Start Dataset content

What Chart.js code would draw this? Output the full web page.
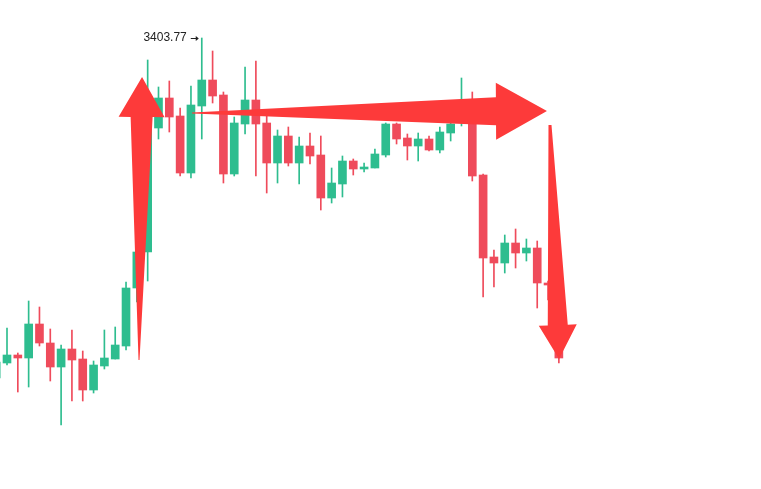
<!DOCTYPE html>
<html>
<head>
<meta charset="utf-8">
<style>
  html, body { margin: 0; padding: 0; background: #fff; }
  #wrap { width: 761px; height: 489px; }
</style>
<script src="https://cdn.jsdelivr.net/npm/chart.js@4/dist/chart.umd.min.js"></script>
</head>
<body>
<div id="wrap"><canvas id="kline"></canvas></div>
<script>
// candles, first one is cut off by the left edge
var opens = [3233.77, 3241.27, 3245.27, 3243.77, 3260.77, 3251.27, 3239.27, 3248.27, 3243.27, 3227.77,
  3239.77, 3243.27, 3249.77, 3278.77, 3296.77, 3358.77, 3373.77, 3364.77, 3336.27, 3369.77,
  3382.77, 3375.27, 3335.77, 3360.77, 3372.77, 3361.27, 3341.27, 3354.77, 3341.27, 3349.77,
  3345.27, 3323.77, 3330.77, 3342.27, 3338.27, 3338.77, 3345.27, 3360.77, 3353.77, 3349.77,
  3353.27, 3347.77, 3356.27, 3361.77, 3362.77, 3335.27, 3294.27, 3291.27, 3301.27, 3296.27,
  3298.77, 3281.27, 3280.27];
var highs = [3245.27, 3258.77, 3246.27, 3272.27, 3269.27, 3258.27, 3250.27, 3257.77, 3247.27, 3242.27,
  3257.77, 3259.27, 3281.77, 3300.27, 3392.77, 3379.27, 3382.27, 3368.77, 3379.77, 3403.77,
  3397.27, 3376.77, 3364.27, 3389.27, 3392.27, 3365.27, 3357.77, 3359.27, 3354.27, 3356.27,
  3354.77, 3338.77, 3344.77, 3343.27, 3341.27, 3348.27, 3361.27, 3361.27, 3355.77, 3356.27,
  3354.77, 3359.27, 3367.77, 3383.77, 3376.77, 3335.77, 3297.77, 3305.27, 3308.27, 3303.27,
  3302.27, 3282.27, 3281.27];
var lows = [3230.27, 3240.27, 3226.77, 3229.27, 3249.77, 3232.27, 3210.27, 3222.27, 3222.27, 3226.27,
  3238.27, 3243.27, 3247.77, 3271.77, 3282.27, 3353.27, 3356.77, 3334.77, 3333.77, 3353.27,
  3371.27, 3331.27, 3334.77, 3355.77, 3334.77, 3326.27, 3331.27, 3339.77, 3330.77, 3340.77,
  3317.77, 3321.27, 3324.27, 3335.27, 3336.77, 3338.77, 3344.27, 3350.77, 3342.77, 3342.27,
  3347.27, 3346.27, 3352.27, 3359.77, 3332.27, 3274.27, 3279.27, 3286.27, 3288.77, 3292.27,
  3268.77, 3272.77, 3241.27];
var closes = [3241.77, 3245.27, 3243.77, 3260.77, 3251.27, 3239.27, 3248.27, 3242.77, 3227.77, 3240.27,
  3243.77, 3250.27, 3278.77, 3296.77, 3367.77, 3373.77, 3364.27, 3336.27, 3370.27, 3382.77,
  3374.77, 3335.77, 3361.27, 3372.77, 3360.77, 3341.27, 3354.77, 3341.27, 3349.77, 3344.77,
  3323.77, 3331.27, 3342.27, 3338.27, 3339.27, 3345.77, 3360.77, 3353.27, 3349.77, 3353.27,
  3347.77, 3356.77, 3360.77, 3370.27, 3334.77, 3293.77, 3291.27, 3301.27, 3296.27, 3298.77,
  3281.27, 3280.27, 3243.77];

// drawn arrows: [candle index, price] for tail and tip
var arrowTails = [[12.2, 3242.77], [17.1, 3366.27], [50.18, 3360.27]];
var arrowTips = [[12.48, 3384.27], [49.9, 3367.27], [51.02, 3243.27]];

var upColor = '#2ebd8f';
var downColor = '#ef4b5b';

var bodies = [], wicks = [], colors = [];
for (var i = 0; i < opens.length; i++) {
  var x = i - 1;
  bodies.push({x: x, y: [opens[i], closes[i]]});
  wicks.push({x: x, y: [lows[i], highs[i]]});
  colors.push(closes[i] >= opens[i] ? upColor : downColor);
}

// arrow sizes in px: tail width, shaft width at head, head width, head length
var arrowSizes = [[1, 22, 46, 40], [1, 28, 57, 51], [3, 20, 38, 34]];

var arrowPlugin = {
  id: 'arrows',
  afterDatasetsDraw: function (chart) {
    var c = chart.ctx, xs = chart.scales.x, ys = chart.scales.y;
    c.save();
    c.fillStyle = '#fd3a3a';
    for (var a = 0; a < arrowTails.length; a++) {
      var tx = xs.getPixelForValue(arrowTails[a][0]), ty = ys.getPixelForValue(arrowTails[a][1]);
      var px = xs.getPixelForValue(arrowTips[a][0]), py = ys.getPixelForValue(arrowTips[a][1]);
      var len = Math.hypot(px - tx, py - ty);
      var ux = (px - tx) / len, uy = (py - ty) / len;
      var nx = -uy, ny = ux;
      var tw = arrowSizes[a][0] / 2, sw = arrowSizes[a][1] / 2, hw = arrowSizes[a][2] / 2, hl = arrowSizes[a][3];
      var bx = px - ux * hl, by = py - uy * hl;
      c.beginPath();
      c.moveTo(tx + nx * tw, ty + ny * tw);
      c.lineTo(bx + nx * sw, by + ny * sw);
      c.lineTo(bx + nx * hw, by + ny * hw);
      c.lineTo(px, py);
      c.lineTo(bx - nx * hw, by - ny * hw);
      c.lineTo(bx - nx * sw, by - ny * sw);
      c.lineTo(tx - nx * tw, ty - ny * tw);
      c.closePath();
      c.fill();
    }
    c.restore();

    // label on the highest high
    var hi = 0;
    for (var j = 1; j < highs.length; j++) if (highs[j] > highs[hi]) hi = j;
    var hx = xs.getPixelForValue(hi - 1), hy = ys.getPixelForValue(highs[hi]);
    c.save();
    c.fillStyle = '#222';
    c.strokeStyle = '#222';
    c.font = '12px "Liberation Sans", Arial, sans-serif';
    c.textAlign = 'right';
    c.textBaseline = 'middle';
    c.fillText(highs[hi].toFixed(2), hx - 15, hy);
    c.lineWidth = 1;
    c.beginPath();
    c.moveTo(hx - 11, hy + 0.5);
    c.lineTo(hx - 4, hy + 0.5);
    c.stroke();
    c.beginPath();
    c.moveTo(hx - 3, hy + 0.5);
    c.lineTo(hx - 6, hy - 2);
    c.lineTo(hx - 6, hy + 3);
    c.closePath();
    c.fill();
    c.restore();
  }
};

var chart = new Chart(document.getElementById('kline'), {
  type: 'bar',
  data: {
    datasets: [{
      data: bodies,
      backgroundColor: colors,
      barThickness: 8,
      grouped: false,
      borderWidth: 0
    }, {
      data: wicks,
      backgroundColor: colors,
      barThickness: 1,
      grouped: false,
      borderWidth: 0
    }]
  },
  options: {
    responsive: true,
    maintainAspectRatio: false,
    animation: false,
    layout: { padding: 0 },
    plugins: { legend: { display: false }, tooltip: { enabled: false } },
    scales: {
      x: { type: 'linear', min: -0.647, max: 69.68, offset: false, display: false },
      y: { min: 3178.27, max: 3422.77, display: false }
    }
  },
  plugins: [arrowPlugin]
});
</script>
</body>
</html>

End Dataset content

Aim -
Copy out the data above exactly, except the pictures.

Worked answer -
What Chart.js code would draw this? Output the full web page.
<!DOCTYPE html>
<html>
<head>
<meta charset="utf-8">
<style>
  html, body { margin: 0; padding: 0; background: #fff; }
  #wrap { width: 761px; height: 489px; }
</style>
<script src="https://cdn.jsdelivr.net/npm/chart.js@4/dist/chart.umd.min.js"></script>
</head>
<body>
<div id="wrap"><canvas id="kline"></canvas></div>
<script>
// candles, first one is cut off by the left edge
var opens = [3233.77, 3241.27, 3245.27, 3243.77, 3260.77, 3251.27, 3239.27, 3248.27, 3243.27, 3227.77,
  3239.77, 3243.27, 3249.77, 3278.77, 3296.77, 3358.77, 3373.77, 3364.77, 3336.27, 3369.77,
  3382.77, 3375.27, 3335.77, 3360.77, 3372.77, 3361.27, 3341.27, 3354.77, 3341.27, 3349.77,
  3345.27, 3323.77, 3330.77, 3342.27, 3338.27, 3338.77, 3345.27, 3360.77, 3353.77, 3349.77,
  3353.27, 3347.77, 3356.27, 3361.77, 3362.77, 3335.27, 3294.27, 3291.27, 3301.27, 3296.27,
  3298.77, 3281.27, 3280.27];
var highs = [3245.27, 3258.77, 3246.27, 3272.27, 3269.27, 3258.27, 3250.27, 3257.77, 3247.27, 3242.27,
  3257.77, 3259.27, 3281.77, 3300.27, 3392.77, 3379.27, 3382.27, 3368.77, 3379.77, 3403.77,
  3397.27, 3376.77, 3364.27, 3389.27, 3392.27, 3365.27, 3357.77, 3359.27, 3354.27, 3356.27,
  3354.77, 3338.77, 3344.77, 3343.27, 3341.27, 3348.27, 3361.27, 3361.27, 3355.77, 3356.27,
  3354.77, 3359.27, 3367.77, 3383.77, 3376.77, 3335.77, 3297.77, 3305.27, 3308.27, 3303.27,
  3302.27, 3282.27, 3281.27];
var lows = [3230.27, 3240.27, 3226.77, 3229.27, 3249.77, 3232.27, 3210.27, 3222.27, 3222.27, 3226.27,
  3238.27, 3243.27, 3247.77, 3271.77, 3282.27, 3353.27, 3356.77, 3334.77, 3333.77, 3353.27,
  3371.27, 3331.27, 3334.77, 3355.77, 3334.77, 3326.27, 3331.27, 3339.77, 3330.77, 3340.77,
  3317.77, 3321.27, 3324.27, 3335.27, 3336.77, 3338.77, 3344.27, 3350.77, 3342.77, 3342.27,
  3347.27, 3346.27, 3352.27, 3359.77, 3332.27, 3274.27, 3279.27, 3286.27, 3288.77, 3292.27,
  3268.77, 3272.77, 3241.27];
var closes = [3241.77, 3245.27, 3243.77, 3260.77, 3251.27, 3239.27, 3248.27, 3242.77, 3227.77, 3240.27,
  3243.77, 3250.27, 3278.77, 3296.77, 3367.77, 3373.77, 3364.27, 3336.27, 3370.27, 3382.77,
  3374.77, 3335.77, 3361.27, 3372.77, 3360.77, 3341.27, 3354.77, 3341.27, 3349.77, 3344.77,
  3323.77, 3331.27, 3342.27, 3338.27, 3339.27, 3345.77, 3360.77, 3353.27, 3349.77, 3353.27,
  3347.77, 3356.77, 3360.77, 3370.27, 3334.77, 3293.77, 3291.27, 3301.27, 3296.27, 3298.77,
  3281.27, 3280.27, 3243.77];

// drawn arrows: [candle index, price] for tail and tip
var arrowTails = [[12.2, 3242.77], [17.1, 3366.27], [50.18, 3360.27]];
var arrowTips = [[12.48, 3384.27], [49.9, 3367.27], [51.02, 3243.27]];

var upColor = '#2ebd8f';
var downColor = '#ef4b5b';

var bodies = [], wicks = [], colors = [];
for (var i = 0; i < opens.length; i++) {
  var x = i - 1;
  bodies.push({x: x, y: [opens[i], closes[i]]});
  wicks.push({x: x, y: [lows[i], highs[i]]});
  colors.push(closes[i] >= opens[i] ? upColor : downColor);
}

// arrow sizes in px: tail width, shaft width at head, head width, head length
var arrowSizes = [[1, 22, 46, 40], [1, 28, 57, 51], [3, 20, 38, 34]];

var arrowPlugin = {
  id: 'arrows',
  afterDatasetsDraw: function (chart) {
    var c = chart.ctx, xs = chart.scales.x, ys = chart.scales.y;
    c.save();
    c.fillStyle = '#fd3a3a';
    for (var a = 0; a < arrowTails.length; a++) {
      var tx = xs.getPixelForValue(arrowTails[a][0]), ty = ys.getPixelForValue(arrowTails[a][1]);
      var px = xs.getPixelForValue(arrowTips[a][0]), py = ys.getPixelForValue(arrowTips[a][1]);
      var len = Math.hypot(px - tx, py - ty);
      var ux = (px - tx) / len, uy = (py - ty) / len;
      var nx = -uy, ny = ux;
      var tw = arrowSizes[a][0] / 2, sw = arrowSizes[a][1] / 2, hw = arrowSizes[a][2] / 2, hl = arrowSizes[a][3];
      var bx = px - ux * hl, by = py - uy * hl;
      c.beginPath();
      c.moveTo(tx + nx * tw, ty + ny * tw);
      c.lineTo(bx + nx * sw, by + ny * sw);
      c.lineTo(bx + nx * hw, by + ny * hw);
      c.lineTo(px, py);
      c.lineTo(bx - nx * hw, by - ny * hw);
      c.lineTo(bx - nx * sw, by - ny * sw);
      c.lineTo(tx - nx * tw, ty - ny * tw);
      c.closePath();
      c.fill();
    }
    c.restore();

    // label on the highest high
    var hi = 0;
    for (var j = 1; j < highs.length; j++) if (highs[j] > highs[hi]) hi = j;
    var hx = xs.getPixelForValue(hi - 1), hy = ys.getPixelForValue(highs[hi]);
    c.save();
    c.fillStyle = '#222';
    c.strokeStyle = '#222';
    c.font = '12px "Liberation Sans", Arial, sans-serif';
    c.textAlign = 'right';
    c.textBaseline = 'middle';
    c.fillText(highs[hi].toFixed(2), hx - 15, hy);
    c.lineWidth = 1;
    c.beginPath();
    c.moveTo(hx - 11, hy + 0.5);
    c.lineTo(hx - 4, hy + 0.5);
    c.stroke();
    c.beginPath();
    c.moveTo(hx - 3, hy + 0.5);
    c.lineTo(hx - 6, hy - 2);
    c.lineTo(hx - 6, hy + 3);
    c.closePath();
    c.fill();
    c.restore();
  }
};

var chart = new Chart(document.getElementById('kline'), {
  type: 'bar',
  data: {
    datasets: [{
      data: bodies,
      backgroundColor: colors,
      barThickness: 8,
      grouped: false,
      borderWidth: 0
    }, {
      data: wicks,
      backgroundColor: colors,
      barThickness: 1,
      grouped: false,
      borderWidth: 0
    }]
  },
  options: {
    responsive: true,
    maintainAspectRatio: false,
    animation: false,
    layout: { padding: 0 },
    plugins: { legend: { display: false }, tooltip: { enabled: false } },
    scales: {
      x: { type: 'linear', min: -0.647, max: 69.68, offset: false, display: false },
      y: { min: 3178.27, max: 3422.77, display: false }
    }
  },
  plugins: [arrowPlugin]
});
</script>
</body>
</html>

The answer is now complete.